━━━ COLLECTED MATERIAL

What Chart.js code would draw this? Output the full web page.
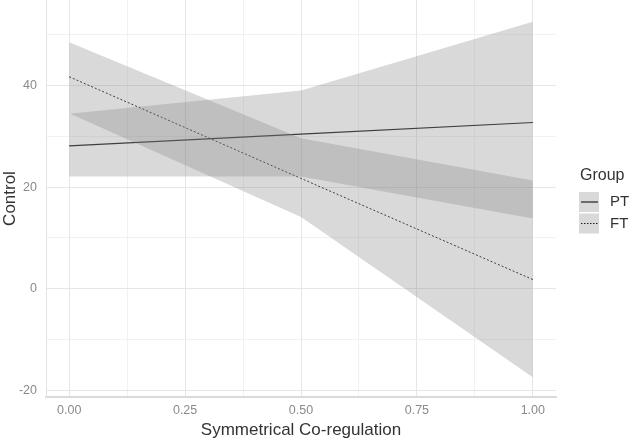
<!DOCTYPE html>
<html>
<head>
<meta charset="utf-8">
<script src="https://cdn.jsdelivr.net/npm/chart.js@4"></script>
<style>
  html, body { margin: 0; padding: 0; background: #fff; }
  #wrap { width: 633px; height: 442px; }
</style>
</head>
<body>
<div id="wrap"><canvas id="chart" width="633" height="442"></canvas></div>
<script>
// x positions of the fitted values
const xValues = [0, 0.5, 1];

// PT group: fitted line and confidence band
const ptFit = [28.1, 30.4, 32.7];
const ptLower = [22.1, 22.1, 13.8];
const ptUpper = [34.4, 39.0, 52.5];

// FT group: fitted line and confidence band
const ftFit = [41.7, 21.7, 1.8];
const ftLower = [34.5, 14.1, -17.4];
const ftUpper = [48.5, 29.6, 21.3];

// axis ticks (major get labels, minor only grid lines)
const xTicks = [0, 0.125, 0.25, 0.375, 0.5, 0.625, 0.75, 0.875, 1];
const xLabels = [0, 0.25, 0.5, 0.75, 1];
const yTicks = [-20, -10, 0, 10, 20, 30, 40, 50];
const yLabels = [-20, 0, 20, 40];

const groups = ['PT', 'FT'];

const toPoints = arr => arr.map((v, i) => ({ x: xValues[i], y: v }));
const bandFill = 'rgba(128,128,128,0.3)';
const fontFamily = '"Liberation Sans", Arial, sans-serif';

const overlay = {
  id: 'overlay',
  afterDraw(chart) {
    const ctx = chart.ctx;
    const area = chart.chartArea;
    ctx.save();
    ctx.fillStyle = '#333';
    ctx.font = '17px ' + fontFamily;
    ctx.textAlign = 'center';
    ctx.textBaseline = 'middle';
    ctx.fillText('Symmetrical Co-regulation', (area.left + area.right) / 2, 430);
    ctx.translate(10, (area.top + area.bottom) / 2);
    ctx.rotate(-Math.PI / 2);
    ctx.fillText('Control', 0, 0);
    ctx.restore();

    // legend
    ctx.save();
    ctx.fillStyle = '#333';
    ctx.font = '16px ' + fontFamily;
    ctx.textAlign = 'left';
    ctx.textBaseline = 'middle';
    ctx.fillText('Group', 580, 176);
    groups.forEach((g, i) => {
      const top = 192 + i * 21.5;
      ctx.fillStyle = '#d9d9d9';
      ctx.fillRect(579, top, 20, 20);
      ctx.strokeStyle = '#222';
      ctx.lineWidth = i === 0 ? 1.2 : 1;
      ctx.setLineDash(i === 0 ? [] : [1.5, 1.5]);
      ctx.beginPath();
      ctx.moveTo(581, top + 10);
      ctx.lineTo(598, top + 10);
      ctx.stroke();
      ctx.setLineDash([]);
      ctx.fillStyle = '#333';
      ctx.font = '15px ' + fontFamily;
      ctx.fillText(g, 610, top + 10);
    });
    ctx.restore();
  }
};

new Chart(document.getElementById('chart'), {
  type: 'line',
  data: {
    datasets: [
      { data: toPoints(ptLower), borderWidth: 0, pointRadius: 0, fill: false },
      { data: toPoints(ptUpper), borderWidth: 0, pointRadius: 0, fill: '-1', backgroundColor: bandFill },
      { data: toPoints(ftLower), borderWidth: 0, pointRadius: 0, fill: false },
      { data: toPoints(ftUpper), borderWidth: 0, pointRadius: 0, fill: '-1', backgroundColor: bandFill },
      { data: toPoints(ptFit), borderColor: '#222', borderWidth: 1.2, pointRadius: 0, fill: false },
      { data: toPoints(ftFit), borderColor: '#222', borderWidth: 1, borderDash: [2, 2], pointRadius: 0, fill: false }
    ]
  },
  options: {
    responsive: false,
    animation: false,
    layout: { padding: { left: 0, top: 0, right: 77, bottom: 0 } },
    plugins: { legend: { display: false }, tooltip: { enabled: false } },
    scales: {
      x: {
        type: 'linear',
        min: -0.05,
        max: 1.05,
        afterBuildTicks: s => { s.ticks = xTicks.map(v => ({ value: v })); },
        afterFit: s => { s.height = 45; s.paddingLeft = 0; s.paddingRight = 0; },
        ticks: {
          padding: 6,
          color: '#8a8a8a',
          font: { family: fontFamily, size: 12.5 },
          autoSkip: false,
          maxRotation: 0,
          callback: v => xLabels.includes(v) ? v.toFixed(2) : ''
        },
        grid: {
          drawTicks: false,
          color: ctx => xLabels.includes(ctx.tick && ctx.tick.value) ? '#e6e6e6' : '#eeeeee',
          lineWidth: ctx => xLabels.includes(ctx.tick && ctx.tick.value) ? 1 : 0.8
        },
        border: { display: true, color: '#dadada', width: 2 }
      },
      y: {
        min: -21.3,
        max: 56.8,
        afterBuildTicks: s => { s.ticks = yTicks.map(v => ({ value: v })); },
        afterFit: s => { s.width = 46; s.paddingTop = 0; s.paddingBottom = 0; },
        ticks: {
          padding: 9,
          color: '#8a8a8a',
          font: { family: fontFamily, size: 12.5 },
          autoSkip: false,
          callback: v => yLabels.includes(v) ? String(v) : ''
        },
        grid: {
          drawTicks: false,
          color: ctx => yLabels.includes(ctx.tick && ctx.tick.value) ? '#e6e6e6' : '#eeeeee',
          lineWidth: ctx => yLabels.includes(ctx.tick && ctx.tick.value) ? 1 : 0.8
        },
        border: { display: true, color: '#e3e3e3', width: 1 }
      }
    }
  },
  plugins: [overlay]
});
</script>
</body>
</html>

━━━━━━

**WRITTEN PROBLEM:** Repeat only the lines from the beginning of the material through the line containing "const xValues = [0, 0.5, 1];", both ends kept, leaving pictures out.

**OUTPUT FOR THIS EXERCISE:**
What Chart.js code would draw this? Output the full web page.
<!DOCTYPE html>
<html>
<head>
<meta charset="utf-8">
<script src="https://cdn.jsdelivr.net/npm/chart.js@4"></script>
<style>
  html, body { margin: 0; padding: 0; background: #fff; }
  #wrap { width: 633px; height: 442px; }
</style>
</head>
<body>
<div id="wrap"><canvas id="chart" width="633" height="442"></canvas></div>
<script>
// x positions of the fitted values
const xValues = [0, 0.5, 1];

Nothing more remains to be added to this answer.